■ SHORT TASK
Beginning with the first line, set down every line through the one containing "const laErr = [0, 0, 1.5, 2, 1.5, 1.5, 1, 1];", exactly as it appears, but not the pictures.

■ RAW DATA
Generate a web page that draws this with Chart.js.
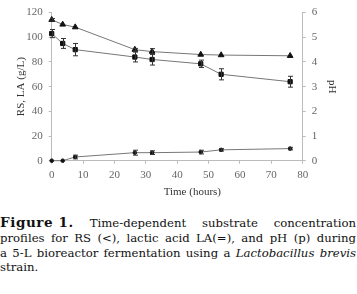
<!DOCTYPE html>
<html>
<head>
<meta charset="utf-8">
<script src="https://cdn.jsdelivr.net/npm/chart.js@4.4.1/dist/chart.umd.min.js"></script>
<style>
  html, body { margin: 0; padding: 0; background: #fff; }
  #wrap { position: relative; width: 357px; height: 200px; }
  .caption {
    position: absolute; left: 0; top: 215px; width: 356px;
    font-family: "DejaVu Serif"; font-size: 11.7px; color: #111;
    line-height: 14.8px;
  }
  .caption div { text-align: justify; text-align-last: justify; white-space: nowrap; }
  .caption div.last { text-align-last: left; }
  .caption b { display: inline-block; font-size: 13.5px; letter-spacing: 0.6px; }
</style>
</head>
<body>
<div id="wrap"><canvas id="myChart" width="357" height="200"></canvas></div>
<div class="caption">
  <div><b>Figure 1.</b> Time-dependent substrate concentration</div>
  <div>profiles for RS (&lt;), lactic acid LA(=), and pH (p) during</div>
  <div>a 5-L bioreactor fermentation using a <i>Lactobacillus brevis</i></div>
  <div class="last">strain.</div>
</div>
<script>
// sampling times (hours)
const hours = [0, 3.5, 7.5, 26.5, 32, 47.5, 54, 76];

// reducing sugar RS (g/L)
const rsValues = [103, 95, 90, 84, 82, 78.5, 70, 64];
const rsErr = [3.3, 4, 5, 4, 4.5, 3, 4.5, 4.4];

// lactic acid LA (g/L)
const laValues = [0, 0, 3, 6.5, 6.5, 7, 8.8, 9.8];
const laErr = [0, 0, 1.5, 2, 1.5, 1.5, 1, 1];

// pH
const phValues = [5.71, 5.52, 5.41, 4.5, 4.42, 4.3, 4.28, 4.25];
const phErr = [0.05, 0, 0, 0.05, 0.12, 0, 0, 0];

const xTicks = [0, 10, 20, 30, 40, 50, 60, 70, 80];
const leftTicks = [0, 20, 40, 60, 80, 100, 120];
const rightTicks = [0, 1, 2, 3, 4, 5, 6];

const toPoints = vals => hours.map((h, i) => ({ x: h, y: vals[i] }));

const errorBars = {
    id: 'errorBars',
    afterDatasetsDraw(chart) {
        const ctx = chart.ctx;
        chart.data.datasets.forEach(ds => {
            if (!ds.errors) return;
            const xs = chart.scales.x;
            const ys = chart.scales[ds.yAxisID];
            ctx.save();
            ctx.strokeStyle = '#333';
            ctx.lineWidth = 1;
            ds.data.forEach((p, i) => {
                const e = ds.errors[i];
                if (!e) return;
                const px = Math.round(xs.getPixelForValue(p.x)) + 0.5;
                const top = ys.getPixelForValue(p.y + e);
                const bot = ys.getPixelForValue(p.y - e);
                ctx.beginPath();
                ctx.moveTo(px, top); ctx.lineTo(px, bot);
                ctx.moveTo(px - 2.5, top); ctx.lineTo(px + 2.5, top);
                ctx.moveTo(px - 2.5, bot); ctx.lineTo(px + 2.5, bot);
                ctx.stroke();
            });
            ctx.restore();
        });
    }
};

const tickFont = { family: 'Liberation Serif', size: 11 };
const titleFont = { family: 'Liberation Serif', size: 11 };

const ctx = document.getElementById('myChart');
const chart = new Chart(ctx, {
    type: 'scatter',
    data: {
        datasets: [
            {
                label: 'pH',
                data: toPoints(phValues),
                errors: phErr,
                yAxisID: 'y1',
                showLine: true,
                clip: false,
                borderColor: '#777',
                borderWidth: 1,
                pointStyle: 'triangle',
                pointRadius: 3.3,
                backgroundColor: '#111',
                pointBorderColor: '#111'
            },
            {
                label: 'RS',
                data: toPoints(rsValues),
                errors: rsErr,
                yAxisID: 'y',
                showLine: true,
                clip: false,
                borderColor: '#777',
                borderWidth: 1,
                pointStyle: 'rect',
                pointRadius: 3,
                backgroundColor: '#111',
                pointBorderColor: '#111'
            },
            {
                label: 'LA',
                data: toPoints(laValues),
                errors: laErr,
                yAxisID: 'y',
                showLine: true,
                clip: false,
                borderColor: '#777',
                borderWidth: 1,
                pointStyle: 'circle',
                pointRadius: 1.8,
                backgroundColor: '#111',
                pointBorderColor: '#111'
            }
        ]
    },
    options: {
        responsive: false,
        animation: false,
        layout: { padding: { top: 10 } },
        plugins: { legend: { display: false }, tooltip: { enabled: false } },
        scales: {
            x: {
                type: 'linear',
                min: 0, max: 80,
                afterBuildTicks: s => { s.ticks = xTicks.map(v => ({ value: v })); },
                afterFit: s => { s.height = 39.3; },
                border: { display: true, color: '#bbb' },
                grid: { drawOnChartArea: false, drawTicks: true, tickLength: 3, color: '#bbb' },
                ticks: { font: tickFont, color: '#666', padding: 5, maxRotation: 0 },
                title: { display: true, text: ' '.repeat(11) + 'Time (hours)', font: titleFont, color: '#333', padding: { top: 0, bottom: 1.5 } }
            },
            y: {
                position: 'left',
                min: 0, max: 120,
                afterBuildTicks: s => { s.ticks = leftTicks.map(v => ({ value: v })); },
                afterFit: s => { s.width = 51.7; },
                border: { display: true, color: '#bbb' },
                grid: { drawOnChartArea: false, drawTicks: true, tickLength: 3, color: '#bbb' },
                ticks: { font: tickFont, color: '#666', padding: 6 },
                title: { display: true, text: 'RS, LA (g/L)', font: titleFont, color: '#333', padding: { top: 15, bottom: 0 } }
            },
            y1: {
                position: 'right',
                min: 0, max: 6,
                afterBuildTicks: s => { s.ticks = rightTicks.map(v => ({ value: v })); },
                afterFit: s => { s.width = 54.3; },
                border: { display: true, color: '#bbb' },
                grid: { drawOnChartArea: false, drawTicks: true, tickLength: 3, color: '#bbb' },
                ticks: { font: tickFont, color: '#666', padding: 6 },
                title: { display: true, text: 'pH', font: titleFont, color: '#333', padding: { top: 18.5, bottom: 0 } }
            }
        }
    },
    plugins: [errorBars]
});
</script>
</body>
</html>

■ FINAL ANSWER
Generate a web page that draws this with Chart.js.
<!DOCTYPE html>
<html>
<head>
<meta charset="utf-8">
<script src="https://cdn.jsdelivr.net/npm/chart.js@4.4.1/dist/chart.umd.min.js"></script>
<style>
  html, body { margin: 0; padding: 0; background: #fff; }
  #wrap { position: relative; width: 357px; height: 200px; }
  .caption {
    position: absolute; left: 0; top: 215px; width: 356px;
    font-family: "DejaVu Serif"; font-size: 11.7px; color: #111;
    line-height: 14.8px;
  }
  .caption div { text-align: justify; text-align-last: justify; white-space: nowrap; }
  .caption div.last { text-align-last: left; }
  .caption b { display: inline-block; font-size: 13.5px; letter-spacing: 0.6px; }
</style>
</head>
<body>
<div id="wrap"><canvas id="myChart" width="357" height="200"></canvas></div>
<div class="caption">
  <div><b>Figure 1.</b> Time-dependent substrate concentration</div>
  <div>profiles for RS (&lt;), lactic acid LA(=), and pH (p) during</div>
  <div>a 5-L bioreactor fermentation using a <i>Lactobacillus brevis</i></div>
  <div class="last">strain.</div>
</div>
<script>
// sampling times (hours)
const hours = [0, 3.5, 7.5, 26.5, 32, 47.5, 54, 76];

// reducing sugar RS (g/L)
const rsValues = [103, 95, 90, 84, 82, 78.5, 70, 64];
const rsErr = [3.3, 4, 5, 4, 4.5, 3, 4.5, 4.4];

// lactic acid LA (g/L)
const laValues = [0, 0, 3, 6.5, 6.5, 7, 8.8, 9.8];
const laErr = [0, 0, 1.5, 2, 1.5, 1.5, 1, 1];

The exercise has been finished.